Maybe it’s as simple as getting more people cloud-bound on its widgetry or maybe it’s the competition or maybe it’s Amazon pushing the cloud like a drug dealer – get ’em hooked they stay hooked.

AWS VP Adam Selipsky said in a statement, “We can’t wait to see what great ideas are set in motion now that it’s free to experiment and launch production applications in the AWS cloud.”

Amazon apparently figures if the new applications spike in popularity, after the free year they’ll have to scale to its standard pay-as-you-go pricing.

Free is obviously relative.

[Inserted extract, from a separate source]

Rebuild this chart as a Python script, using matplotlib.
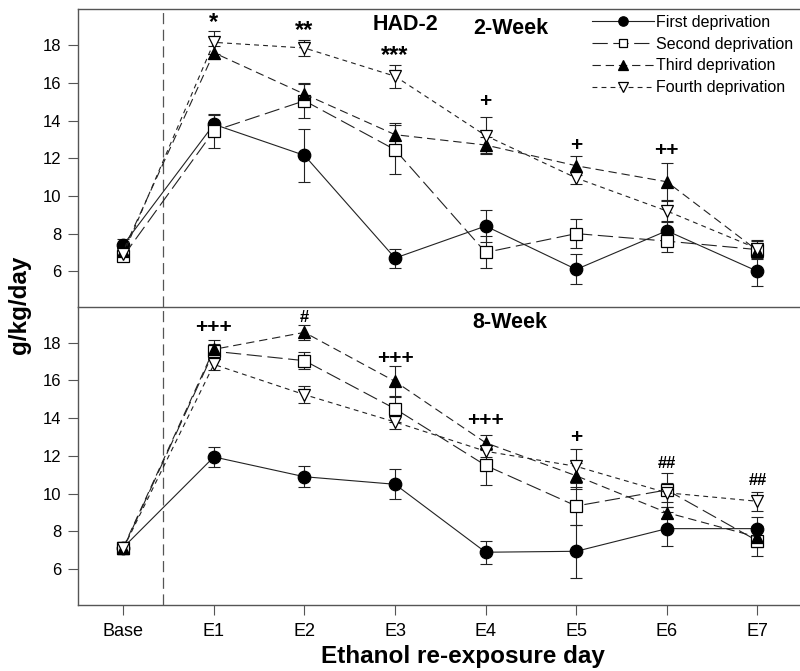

Amazon means free as in 750 hours a month of a micro Linux EC2 instance (there are 744 hours in a 31-day calendar month); 750 hours a month of an Amazon Elastic Load Balancer; 10GB a month of Elastic Block Storage; 5GB a month of S3 Storage and 30GB a month of Internet data transfer (15GB of inbound data transfer and 15GB of outbound data transfer across all services).

It’s also promising some indefinitely free widgetry: to wit, 25 machine hours a month of Amazon SimpleDB and 100,000 requests a month of its Simple Queue Service, 100,000 requests per month, 100,000 notifications over HTTP a month and 1,000 notifications over e-mail a month for Amazon Simple Notification Service.